Pte Jones was one of over a million British troops that served in this often overshadowed theatre of conflict in North Africa. Whilst his Christmas Day entry, and many others like it, marks what seems to be a thoroughly enjoyable day, many other entries chime with modern day perceptions of the First War War. The unimaginable levels of human suffering that he saw working in the casualty clearing stations, the frustration of working in a hostile environment, the beaurocracy, the unreliable rationing system, and the boredom.

The Museum is lucky that a decscendant of Pte Jones has donated us these diaries, as although some of the entries are only a sentence long, put together they form a remarkable testimony of what it was like serving on the front line.
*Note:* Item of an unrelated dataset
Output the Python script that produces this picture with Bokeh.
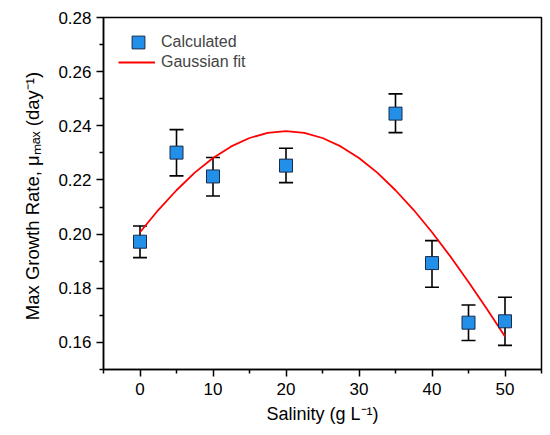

In 2017, to mark the penultimate year of the war, we will be posting a diary entry of Facebook for every day Pte Jones wrote, and publishing each month here on the Museum website. We hope you will join us in following William’s story, and help us remember him and so many others like him who played their part in that terrible conflict.

Edit: NB – The transcription of the diaries has been taken down verbatim, meaning that anything William Jones wrote, apart from any personal information, is reproduced in the social media posts. In a small number of entries, there is included what is now a pejorative term for a member of the travelling community, but for Pte Jones and his generation would have been an abbreviated nickname for their hosting countrymen of Egypt, which was not intended to be insulting. The decision has been taken to leave this term in, and for it to be taken in the context of the time. It is not our place to censor history, for that is where problems begin. It is preferable to have an open dialogue about the issues of the past in its true form.